When reality fails to match that fantasy quickly enough, disappointment sets in—and quitting feels logical.

The people who actually change don’t wait for the year to turn. They redesign their days. They lower the bar. They repeat small actions long enough for identity to catch up.

January 1st can mark an intention. However, only repeated action makes that intention real.

FAQ

Q: Why do so many New Year’s resolutions fail so quickly?
A: Most resolutions fail because people aren’t fully prepared for what lasting change actually requires. True change demands consistent effort, new behaviors, discipline, and often a shift in how we see ourselves. Without understanding and committing to these deeper demands—beyond just initial motivation—resolutions quickly lose momentum and old habits return.

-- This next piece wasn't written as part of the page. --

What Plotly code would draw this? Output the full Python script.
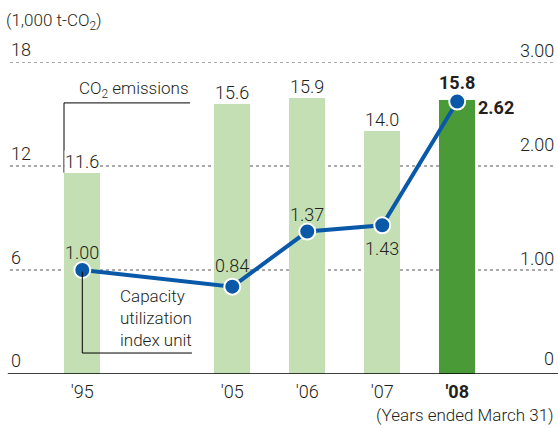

Q: Isn’t deciding to change enough to start new habits?
A: No. Deciding to change creates a feeling of progress, but the brain needs repeated evidence through consistent action to actually rewire habits. Without daily practice and systems, the old patterns remain dominant.

Q: Why does January 1st feel like a fresh start, even if nothing changes?
A: January 1st is a symbolic milestone that gives us hope and motivation, but the brain’s wiring and environment stay the same. That symbolic feeling can make us overestimate how much we’ve actually changed.

Q: How long does it really take to form new habits?
A: Meaningful change often takes weeks, months, or longer. Early excitement is just the beginning—consistent, repeated effort over time is necessary for new behaviors to become automatic.

Q: What can I do to increase my chances of keeping my resolutions?
A: Focus on building systems and routines, not just willpower. Prepare before January 1st by reflecting on what to keep and change, start small, set realistic goals, and find support through accountability or community.

Q: Why is motivation alone not enough to sustain change?
A: Motivation is a mood—it fluctuates and can’t be relied on as a strategy. Sustainable change depends on habits and systems that work regardless of how motivated you feel on any given day.